When Storipress markets itself as having the world's fastest hosting, we were not joking. Sites literally load in milliseconds, and a good reason why we're able to do this is by literally building our own CDN.
Whilst this choice may have clear performance benefits, there was also a more practical reason why we chose to roll our own CDN. Due to Storipress existing as a multi-tenant hosting solution, in order to issue and deliver individual SSL certificates as required with custom domains, off-the-shelf CDN solutions would have been cost prohibitive at $600/month per cert.
Resultantly, we literally had to build our own proprietary network of servers as it was the only feasible way Storipress could provide SSL for custom domains. This may seem like a daunting task (and it was), but Storipress’ unique architecture enabled us to do some interesting things:
Unlike other CMSs, Storipress sites are pre-rendered as static files. Because these files are not dynamically rendered, this also allowed us to store these files in a file store instead of a database.
Unlike other webservers which serve 5-20 files per request, this server would serve 1, pre-compressed static HTML (CSS inlined) file per request. Larger files like Javascript and rich media (images + video) are code split and offloaded to third party CDNs.

Storipress’ Hosting Architecture. Not visualised is the global routing layer which sits above the SSL servers which directs requests to the geographically closest node.
Measuring Performance and Scalability
The architecture described above is highly unusual, with there being no publicly known information on its scaling characteristics. Prior to launch, our team needed to know how this system would scale, so we decided to test it!
Our testbench setup:
One 0.25 vCPU AWS Fargate node running OpenResty.
This node is connected to an AWS EFS file store which contains solely HTML files with CSS inlined. JS and rich media are offloaded to ‘real’ CDNs for delivery.
Two tools, K6 and Hey, were used to send simulated traffic to the server and stress the CPU. K6 was scripted to hit a variety of URLs with Hey only hitting the resource heavy homepage. These tools were hosted on Linode to avoid sending traffic from AWSs internal network.
Results:
1.2M Requests/Hour
The point where this 0.25 vCPU node fails is at 1.2M pageviews/hour, at a data egress cost of $3.60 USD. This is 890M requests/month at a HTML transfer cost of $2,680, on a server less powerful than a Raspberry Pi.
3rd party CDN costs: $26
Delivery of non-HTML files for this amount of traffic has an upper bound cost estimate of $26USD/1.2M pageviews. This is due to these files being extremely optimised, and can decrease a further 65% with scale pricing.
Unbeatable TTFB
As the first few requests hit the server, TTFB goes from 800ms to 2-20ms as requested files start to be cached in RAM.
Discussion
Our team knew this architecture would be scalable, but not to this extent. On receiving these results, we initially thought it was a bug as we could not understand around how a 0.25vCPU could deliver this many requests. We re-ran this test 12 times under different operating parameters to confirm the results.

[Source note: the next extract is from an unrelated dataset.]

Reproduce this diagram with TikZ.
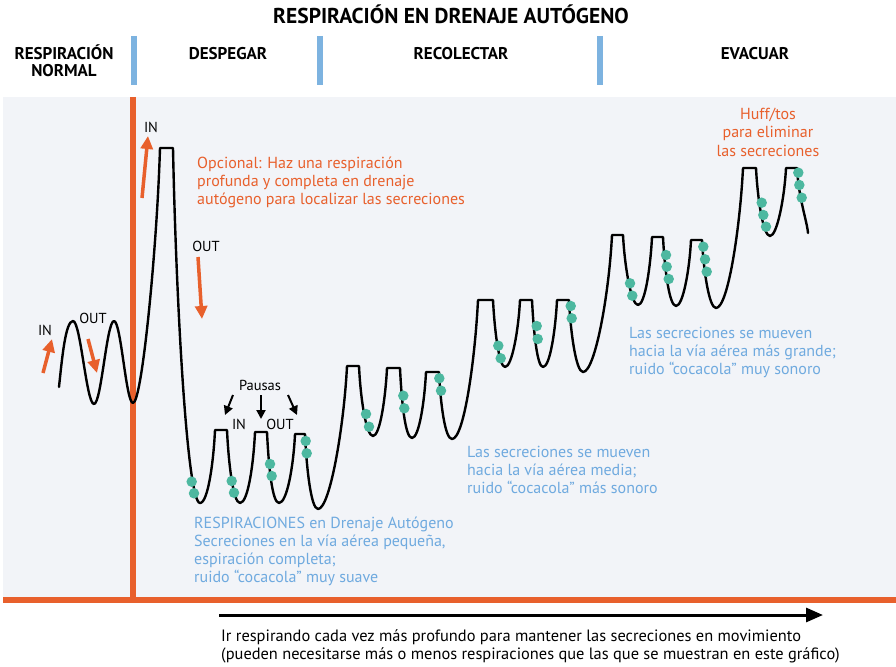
\documentclass[tikz,border=0pt]{standalone}
\usepackage{fontspec}
\setmainfont{PT Sans}
\usetikzlibrary{arrows.meta}
\definecolor{orng}{HTML}{E8602C}
\definecolor{sepblue}{HTML}{7DB3E0}
\definecolor{txtblue}{HTML}{6FAADF}
\definecolor{dotteal}{HTML}{4DB8A0}
\definecolor{bggray}{HTML}{F2F4F8}
\begin{document}
\begin{tikzpicture}[x=1pt,y=-1pt,
  curve/.style={line width=2.4pt, line join=round, line cap=round},
  dot/.style={circle, fill=dotteal, inner sep=0pt, minimum size=10.5pt},
  oarrow/.style={orng, line width=3.5pt, -{Triangle[length=13pt,width=12pt]}},
  parrow/.style={black, line width=2pt, -{Triangle[length=9pt,width=9pt]}},
  sep/.style={sepblue, line width=6pt},
  head/.style={font=\bfseries\fontsize{17}{17}\selectfont, inner sep=0pt, anchor=base, align=center},
  lab/.style={font=\fontsize{14.5}{15}\selectfont, inner sep=0pt, anchor=base},
  otext/.style={text=orng, font=\fontsize{16}{18}\selectfont, inner sep=0pt, align=left, anchor=base west},
  btext/.style={text=txtblue, font=\fontsize{16}{18}\selectfont, inner sep=0pt, align=left, anchor=base west}
]
\useasboundingbox (0,0) rectangle (896,666);
% background and frame lines
\fill[bggray] (3,97) rectangle (896,600);
\coordinate (vtop) at (133,97);
\coordinate (vbot) at (133,600);
\coordinate (hl) at (3,600);
\coordinate (hr) at (896,600);
\draw[orng, line width=5.5pt] (vtop) -- (vbot);
\draw[orng, line width=6pt] (hl) -- (hr);

% title and phase headings
\node[font=\bfseries\fontsize{21.5}{22}\selectfont, inner sep=0pt, anchor=base] (title) at (451,24) {RESPIRACIÓN EN DRENAJE AUTÓGENO};
\node[head] (hnormal) at (64,77) {RESPIRACIÓN\\NORMAL};
\node[head] (hdesp) at (228,60) {DESPEGAR};
\node[head] (hrecol) at (461,60) {RECOLECTAR};
\node[head] (hevac) at (755,60) {EVACUAR};
\coordinate (s1a) at (133.5,36); \coordinate (s1b) at (133.5,85);
\coordinate (s2a) at (320,36); \coordinate (s2b) at (320,85);
\coordinate (s3a) at (600,36); \coordinate (s3b) at (600,85);
\draw[sep] (s1a) -- (s1b);
\draw[sep] (s2a) -- (s2b);
\draw[sep] (s3a) -- (s3b);

% breathing curve
\draw[curve] (59,387) .. controls +(3,-28) and +(-7.6,0) .. (73,321)
  .. controls +(7.6,0) and +(-7.6,0) .. (94,404)
  .. controls +(7.3,0) and +(-7.3,0) .. (114,321)
  .. controls +(7,0) and +(-7,0) .. (133,403)
  .. controls +(9,0) and +(-3,100) .. (160,148) -- (173,148)
  .. controls +(3,150) and +(-13,0) .. (200,503)
  .. controls +(8,0) and +(-1.5,32) .. (215,430) -- (227,430)
  .. controls +(1.5,32) and +(-7,0) .. (240,503)
  .. controls +(8,0) and +(-1.5,32) .. (255,432) -- (267,432)
  .. controls +(1.5,32) and +(-7,0) .. (279,503)
  .. controls +(8,0) and +(-1.5,32) .. (295,434) -- (305,434)
  .. controls +(1.5,34) and +(-7,0) .. (318,509)
  .. controls +(12,0) and +(-3,60) .. (347,366) -- (359,366)
  .. controls +(1.5,32) and +(-7,0) .. (373,436)
  .. controls +(7,0) and +(-1.5,30) .. (387,368) -- (400,368)
  .. controls +(1.5,32) and +(-7,0) .. (412,438)
  .. controls +(7,0) and +(-1.5,30) .. (426,372) -- (439,372)
  .. controls +(1.5,32) and +(-7,0) .. (452,439)
  .. controls +(12,0) and +(-3,60) .. (478,300) -- (493,300)
  .. controls +(1.5,30) and +(-6,0) .. (505,367)
  .. controls +(7,0) and +(-1.5,30) .. (520,300) -- (532,300)
  .. controls +(1.5,30) and +(-6,0) .. (543,367)
  .. controls +(7,0) and +(-1.5,30) .. (557,300) -- (569,300)
  .. controls +(1.5,32) and +(-7,0) .. (583,372)
  .. controls +(12,0) and +(-3,60) .. (612,235) -- (623,235)
  .. controls +(1.5,30) and +(-7,0) .. (638,305)
  .. controls +(7,0) and +(-1.5,30) .. (652,237) -- (663,237)
  .. controls +(1.5,30) and +(-7,0) .. (676,306)
  .. controls +(7,0) and +(-1.5,30) .. (691,240) -- (702,240)
  .. controls +(1.5,30) and +(-7,0) .. (716,308)
  .. controls +(12,0) and +(-3,60) .. (743,168) -- (756,168)
  .. controls +(1.5,30) and +(-7,0) .. (770,236)
  .. controls +(7,0) and +(-1.5,30) .. (786,168) -- (797,168)
  .. controls +(1.5,30) and +(-1,-12) .. (808,233);

% secretion dots
\foreach \x/\y [count=\i] in {191.7/481.7, 194/493.3, 231.7/481, 234/492.7, 270/464, 271.7/476,
  305.7/441, 306.7/453.3, 366/414, 369/426.7, 403.3/395.7, 404.3/408.3, 439.3/378.3, 441/390.7,
  498.3/345.7, 500.7/358.3, 536.7/326, 537.7/339, 570.7/306, 571.7/318.3,
  630/283.3, 632.3/295.7, 666/255, 666.7/266.7, 668.7/279, 703.3/246.7, 705/259.3, 706.7/271.7,
  761.7/202.7, 763.3/215, 766/226.7, 798.3/172.7, 799.3/185, 801.7/197.7}
  \node[dot] (dot\i) at (\x,\y) {};

% orange arrows and IN/OUT labels
\coordinate (a1s) at (43,373); \coordinate (a1e) at (52,339);
\coordinate (a2s) at (88,339); \coordinate (a2e) at (97,373);
\coordinate (a3s) at (142,198); \coordinate (a3e) at (148,136);
\coordinate (a4s) at (198,257); \coordinate (a4e) at (202,319);
\draw[oarrow] (a1s) -- (a1e);
\draw[oarrow] (a2s) -- (a2e);
\draw[oarrow] (a3s) -- (a3e);
\draw[oarrow] (a4s) -- (a4e);
\node[lab] (in1) at (45,335) {IN};
\node[lab] (out1) at (93,323) {OUT};
\node[lab] (in2) at (151,132) {IN};
\node[lab] (out2) at (206,251) {OUT};

% pauses
\node[lab] (pausas) at (260,390) {Pausas};
\node[lab] (in3) at (239,429) {IN};
\node[lab] (out3) at (280,429) {OUT};
\coordinate (p1s) at (233,395); \coordinate (p1e) at (225,415);
\coordinate (p2s) at (261,395); \coordinate (p2e) at (261,419);
\coordinate (p3s) at (288,395); \coordinate (p3e) at (297,415);
\draw[parrow] (p1s) -- (p1e);
\draw[parrow] (p2s) -- (p2e);
\draw[parrow] (p3s) -- (p3e);

% annotations (base anchor = baseline of last line)
\node[otext] (opc) at (197,204) {Opcional: Haz una respiración\\profunda y completa en drenaje\\autógeno para localizar las secreciones};
\node[otext, align=center, anchor=base] (huff) at (768,156) {Huff/tos\\para eliminar\\las secreciones};
\node[btext] (b1) at (194,582) {RESPIRACIONES en Drenaje Autógeno\\Secreciones en la vía aérea pequeña,\\espiración completa;\\ruido “cocacola” muy suave};
\node[btext] (b2) at (467,493) {Las secreciones se mueven\\hacia la vía aérea media;\\ruido “cocacola” más sonoro};
\node[btext] (b3) at (629,374) {Las secreciones se mueven\\hacia la vía aérea más grande;\\ruido “cocacola” muy sonoro};

% bottom arrow and text
\coordinate (ba) at (219,615); \coordinate (bb) at (823,615);
\draw[line width=3pt, -{Triangle[length=17pt,width=14pt]}] (ba) -- (bb);
\node[font=\fontsize{16.4}{18}\selectfont, inner sep=0pt, align=left, anchor=base west] (foot) at (221,659) {Ir respirando cada vez más profundo para mantener las secreciones en movimiento\\(pueden necesitarse más o menos respiraciones que las que se muestran en este gráfico)};
\end{tikzpicture}
\end{document}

Our team theorises this insane performance is as our nodes only deliver 1 static file per request; standard webservers dynamically process multiple code files per request from a database, placing exponentially more stress on the CPU.
Closing Notes
Our endless chase for performance doesn't end there however. Whilst the above test demonstrates the power of our HTML CDN on a single 0.25 vCPU node, Storipress' production hosting architecture has 16 nodes distributed across the world, each having approximately 6x more vCPU power than the machine used in our test.
This means that even with these results, in production, we are running a CDN with approximately 96x more compute power than the test instance with 16 regions of failover. And, perhaps unsurprisingly, on stress testing, we have not been able to push our this architecture to failure (knock on wood).
This means Storipress has truly class leading performance, scalability, and cost that cannot be replicated by other solutions, benefits which we pass onto you — and benefits only achieved through our vertical integration of hosting with our unique CMS software architecture.